A U.S. official familiar with nuclear forces said the weapons are safe and secure despite the power outage.

The base also is being used for airstrikes against Islamic State targets in nearby Syria. Incirlik is located about 68 miles from the Syrian border.

The government of Turkish President Recep Tayyip Erdogan has launched a massive crackdown on dissent in recent days, arresting an estimated 20,000 government civilians, 8,000 police officers and 9,000 troops. The crackdown has fueled speculation that the failed coup may have been orchestrated by Mr. Erdogan. The post-coup activities appear to have been planned well in advance of the attempted July 15 putsch.

Nuclear weapons analyst Hans M. Kristensen of the Federation of American Scientists estimates there are about 50 nuclear bombs within 25 underground storage vaults at Incirlik. Additionally, security at the nuclear storage site was increased with new fortifications last year.

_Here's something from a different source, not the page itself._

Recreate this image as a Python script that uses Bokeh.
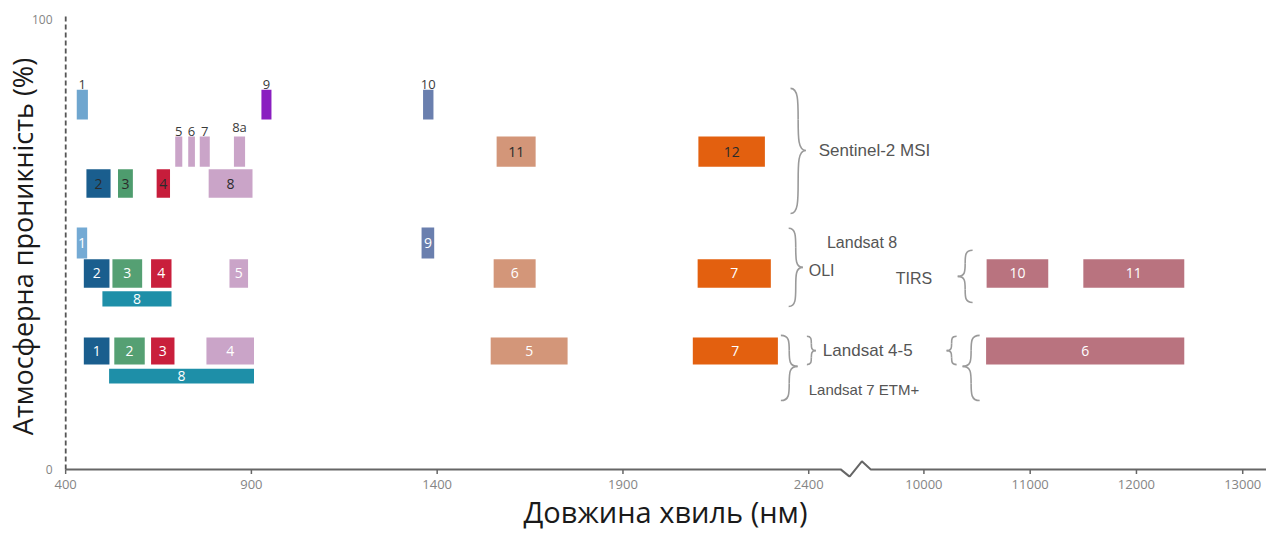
import numpy as np
from bokeh.plotting import figure
from bokeh.models import ColumnDataSource, FixedTicker
from bokeh.core.properties import value
from bokeh.embed import file_html
from bokeh.resources import INLINE

# ---------------- data (wavelengths in nm) ----------------
# Sentinel-2 MSI
s2_band  = ["1", "2", "3", "4", "5", "6", "7", "8", "8a", "9", "10", "11", "12"]
s2_start = [430, 456, 541, 645, 695, 730, 761, 785, 853, 927, 1362, 1560, 2103]
s2_end   = [460, 521, 581, 681, 714, 748, 788, 903, 883, 954, 1390, 1665, 2282]
s2_row   = ["a", "c", "c", "c", "b", "b", "b", "c", "b", "a", "a", "b", "b"]
s2_color = ["#6fa6cf", "#1a5e8e", "#4e9c6e", "#c71d3b", "#caa4c8", "#caa4c8", "#caa4c8",
            "#caa4c8", "#caa4c8", "#8a1fc0", "#6a7fae", "#d39679", "#e3600f"]

# Landsat 8 OLI / TIRS
l8_band  = ["1", "2", "3", "4", "5", "6", "7", "8", "9", "10", "11"]
l8_start = [430, 449, 526, 630, 841, 1552, 2101, 499, 1358, 10590, 11500]
l8_end   = [458, 518, 606, 685, 891, 1665, 2298, 685, 1392, 11170, 12450]
l8_row   = ["a", "b", "b", "b", "b", "b", "b", "p", "a", "b", "b"]
l8_color = ["#74aad4", "#1a5e8e", "#55a073", "#c91f3c", "#caa4c8", "#d39679", "#e3600f",
            "#1e8fa8", "#6a7fae", "#b9737f", "#b9737f"]

# Landsat 4-5 / Landsat 7 ETM+
l7_band  = ["1", "2", "3", "4", "5", "7", "6", "8"]
l7_start = [449, 531, 630, 779, 1544, 2088, 10585, 517]
l7_end   = [518, 613, 693, 907, 1751, 2317, 12450, 907]
l7_row   = ["r", "r", "r", "r", "r", "r", "r", "p"]
l7_color = ["#1a5e8e", "#55a073", "#c91f3c", "#caa4c8", "#d39679", "#e3600f", "#b9737f", "#1e8fa8"]

# x tick labels (nm)
x_ticks = [400, 900, 1400, 1900, 2400, 10000, 11000, 12000, 13000]
y_ticks = [0, 100]

# ---------------- layout (row bands, in % units) ----------------
s2_rows = {"a": (77.8, 84.4), "b": (67.3, 74.0), "c": (60.4, 66.7)}
l8_rows = {"a": (46.9, 53.8), "b": (40.4, 46.7), "p": (36.2, 39.6)}
l7_rows = {"r": (23.3, 29.3), "p": (19.1, 22.4)}

BREAK_OFFSET = 2710      # plot position of 10000 nm
TIR_SCALE = 0.286        # plot units per nm beyond the break


def to_plot(w):
    w = np.asarray(w, dtype=float)
    return np.where(w <= 2400, w, BREAK_OFFSET + (w - 10000) * TIR_SCALE)


X_START, X_END = 397, 3632
Y_START, Y_END = -1.8, 100.9

p = figure(width=1266, height=533, x_range=(X_START, X_END), y_range=(Y_START, Y_END),
           output_backend="svg", toolbar_location=None,
           min_border_left=64, min_border_right=0, min_border_top=15, min_border_bottom=30)
p.outline_line_color = None
p.xgrid.visible = False
p.ygrid.visible = False
p.background_fill_color = "white"

FONT = value("Open Sans")


def add_sensor(bands, starts, ends, rows, colors, rowmap, inside_color, above_rule):
    left = to_plot(starts)
    right = to_plot(ends)
    bottom = [rowmap[r][0] for r in rows]
    top = [rowmap[r][1] for r in rows]
    src = ColumnDataSource(dict(left=left, right=right, bottom=bottom, top=top, color=colors))
    p.quad(left="left", right="right", bottom="bottom", top="top", fill_color="color",
           line_color=None, source=src)
    ins = dict(x=[], y=[], t=[])
    abv = dict(x=[], y=[], t=[])
    for b, l, r, lo, hi in zip(bands, left, right, bottom, top):
        if above_rule and (r - l) < 33:
            abv["x"].append((l + r) / 2); abv["y"].append(hi); abv["t"].append(b)
        else:
            ins["x"].append((l + r) / 2); ins["y"].append((lo + hi) / 2); ins["t"].append(b)
    p.text(x="x", y="y", text="t", source=ColumnDataSource(ins), text_align="center",
           text_baseline="middle", text_font=FONT, text_font_size="14px",
           text_color=inside_color)
    if abv["x"]:
        p.text(x="x", y="y", text="t", source=ColumnDataSource(abv), text_align="center",
               text_baseline="bottom", y_offset=-1, text_font=FONT, text_font_size="13px",
               text_color="#3a3a3a")


add_sensor(s2_band, s2_start, s2_end, s2_row, s2_color, s2_rows, "#2b2b2b", True)
add_sensor(l8_band, l8_start, l8_end, l8_row, l8_color, l8_rows, "#ffffff", False)
add_sensor(l7_band, l7_start, l7_end, l7_row, l7_color, l7_rows, "#ffffff", False)

# ---------------- braces ----------------
# (x of ends, x of tip, y top, y bottom, y tip)
braces = [
    (2351, 2392, 84.7, 56.9, 70.9),
    (2346, 2384, 53.6, 36.2, 44.9),
    (2841, 2801, 48.7, 37.1, 42.9),
    (2395, 2419, 29.6, 23.3, 26.4),
    (2325, 2370, 29.8, 15.3, 22.9),
    (2798, 2771, 29.6, 23.3, 26.4),
    (2860, 2814, 29.8, 15.3, 22.9),
]
bz = dict(x0=[], y0=[], x1=[], y1=[], cx0=[], cy0=[], cx1=[], cy1=[])


def add_curve(a, c0, c1, b):
    bz["x0"].append(a[0]); bz["y0"].append(a[1])
    bz["cx0"].append(c0[0]); bz["cy0"].append(c0[1])
    bz["cx1"].append(c1[0]); bz["cy1"].append(c1[1])
    bz["x1"].append(b[0]); bz["y1"].append(b[1])


for xb, xt, yt, yb, ym in braces:
    xm = (xb + xt) / 2
    for ye in (yt, yb):
        h = ym - ye
        add_curve((xb, ye), (xm, ye), (xm, ye + 0.2 * h), (xm, ye + 0.5 * h))
        add_curve((xm, ye + 0.5 * h), (xm, ye + 0.8 * h), (xm, ym), (xt, ym))

p.bezier(x0="x0", y0="y0", x1="x1", y1="y1", cx0="cx0", cy0="cy0", cx1="cx1", cy1="cy1",
         source=ColumnDataSource(bz), line_color="#9a9a9a", line_width=1.6)

sens_txt = dict(
    x=[2427, 2449, 2400, 2634, 2438, 2400],
    y=[70.9, 50.4, 44.2, 42.4, 26.4, 17.8],
    t=["Sentinel-2 MSI", "Landsat 8", "OLI", "TIRS", "Landsat 4-5", "Landsat 7 ETM+"],
    s=["17px", "16px", "16px", "16px", "17px", "15px"],
)
p.text(x="x", y="y", text="t", text_font_size="s", source=ColumnDataSource(sens_txt),
       text_align="left", text_baseline="middle", text_font=value("Liberation Sans"),
       text_color="#555555")

# ---------------- axes ----------------
tick_pos = [int(round(float(v))) for v in to_plot(x_ticks)]
p.xaxis.ticker = FixedTicker(ticks=tick_pos)
p.xaxis.major_label_overrides = {tp: str(t) for tp, t in zip(tick_pos, x_ticks)}
p.xaxis.axis_line_color = None
p.xaxis.major_tick_line_color = None
p.xaxis.minor_tick_line_color = None
p.xaxis.major_tick_out = 0
p.xaxis.major_tick_in = 0
p.xaxis.minor_tick_out = 0
p.xaxis.major_label_standoff = 2
p.xaxis.major_label_text_font = "Open Sans"
p.xaxis.major_label_text_font_size = "13px"
p.xaxis.major_label_text_color = "#858585"
p.xaxis.axis_label = "Довжина хвиль (нм)"
p.xaxis.axis_label_standoff = 0
p.xaxis.axis_label_text_font = "Open Sans"
p.xaxis.axis_label_text_font_size = "29px"
p.xaxis.axis_label_text_font_style = "normal"
p.xaxis.axis_label_text_color = "#1a1a1a"

p.yaxis.ticker = FixedTicker(ticks=y_ticks)
p.yaxis.axis_line_color = None
p.yaxis.major_tick_line_color = None
p.yaxis.minor_tick_line_color = None
p.yaxis.major_tick_out = 0
p.yaxis.major_tick_in = 0
p.yaxis.minor_tick_out = 0
p.yaxis.major_label_standoff = 12
p.yaxis.major_label_text_font = "Open Sans"
p.yaxis.major_label_text_font_size = "12px"
p.yaxis.major_label_text_color = "#858585"
p.yaxis.axis_label = "Атмосферна проникність (%)"
p.yaxis.axis_label_standoff = -12
p.yaxis.axis_label_text_font = "Open Sans"
p.yaxis.axis_label_text_font_size = "27px"
p.yaxis.axis_label_text_font_style = "normal"
p.yaxis.axis_label_text_color = "#1a1a1a"

# dashed y axis line drawn at 400 nm from 0 to top
p.segment(x0=[400], y0=[0], x1=[400], y1=[Y_END], line_color="#555555", line_width=2,
          line_dash="5 3")

# x baseline with axis break (zig-zag)
brk = [2486, 2510, 2543, 2567]
p.line(x=[400, brk[0], brk[1], brk[2], brk[3], X_END], y=[0, 0, -1.6, 1.8, 0, 0],
       line_color="#666666", line_width=2)
# tick marks
p.segment(x0=tick_pos, y0=[0] * len(tick_pos), x1=tick_pos, y1=[-1.0] * len(tick_pos),
          line_color="#666666", line_width=1.5)

open("out.html", "w").write(file_html(p, INLINE))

The air base was used by rebel military forces who launched the coup against the increasingly Islamist government of Mr. Erdogan.

“Reassurances about security are only worth so much,” Mr. Kristensen said. “We saw that clearly at Minot in 2007 where the best system broke down despite reassurances because people didn’t follow the rules. And accidents and incidents have a nasty way of always happening in ways we don’t anticipate.”

Mr. Kristensen said a better assessment of the weapons’ security would be to ask the Pentagon if no nuclear arms were stored in Turkey would they be deployed there today under the current situation.

Currently no nuclear-capable F-16s are deployed full time at Incirlik, so any jets that would use them would first have to be flown to the base from other locations, such as Aviano, Italy.